Irgendwie schon eher Abklatsch: Was Tiny Tina´s Wonderlands übernimmt
In seinem Kern ist Tiny Tina´s Wonderlands ein Lootshooter, das heißt, man rennt in Egoperspektive herum und schießt Gegner zu Klump und sammelt im Anschluss deren Beute ein. Das kann fantastisch sein, wenn man mit Freunden spielt, das Game einem beknackte Witze um die Ohren haut und man nebenbei skurrile Aufgaben für noch skurrilere Charaktere erfüllt und sich dann an munter im Loothagel mit neuen Waffen eindeckt. Es kann aber auch zäh sein, denn vom Gameplay her gab es wenig neues. Die KI ist praktisch nicht vorhanden und die meisten Gegner sind einfache Damagesponges, die manchmal unnötig viel Schaden aushalten. Das gilt insbesondere für die Bosse, die in den Vorgängern deutlich spannendere Kämpfe anboten. Stattdessen gerät man immer wieder in Arenakämpfe auf ziemlich öden und sich ständig wiederholenden Minimaps. Dabei geht es auf dem Bildschirm ordentlich rund: Die Waffen haben bunte Effekte, die Gegner kreischen und hüpfen durchs Bild und der Loot in seinen verschiedenen, farblichen Abstufungen fliegt durch die Gegend. Ehrlich gesagt macht das bunte Treiben fast alle meine Screenshots wertlos, den man hat eigentlich keinen Überblick. Und wo wir schon beim Thema sind: Der Überblick fehlt auch beim Loot.
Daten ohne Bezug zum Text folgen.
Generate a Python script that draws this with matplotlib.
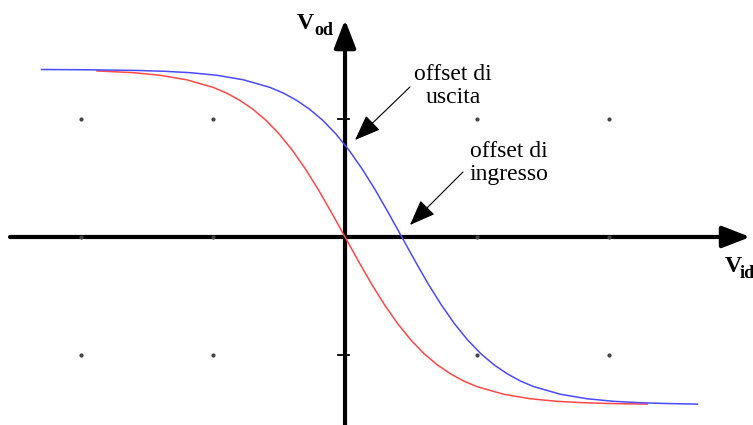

Gefühlt kriegt man Tonnen an Zeug, aber das meiste kann man gar nicht gebrauchen, denn viele Items sind schlicht schlechter als alles andere und verstopfen nur das Inventar. Das vollgestopfte Inventar führt dann zu einem weiteren Problem, denn es ist schlicht unübersichtlich und hilft wenig beim Vergleich des Loots mit dem bisherigen Equipment.
Fazit:
Tiny Tina´s Wonderlands ist ein Spiel für Fans der Borderlands-Reihe. Damit ist eigentlich schon alles gesagt, denn abgesehen von der Handlung sind die Neuerungen im Serienableger ziemlich überschaubar. Dabei ist das gar nicht mal als Kritikpunkt gemeint, denn wer mehr Borderlands will, der kriegt das hier auch. Trotz des erfrischenden Rollenspielsettings haben wir es hier mit dem bewährten Lootshooter-Gameplay zu tun, das im Kern halt immer noch omnipräsent ist. Ob man damit jetzt Neueinsteiger ins Boot holt, das weiß ich nicht unbedingt, aber die Fanbase von Borderlands 3 ist verdientermaßen groß und die kennt alle Kritikpunkte bereits und wertet die weniger stark als die Wertung hier vermuten lässt.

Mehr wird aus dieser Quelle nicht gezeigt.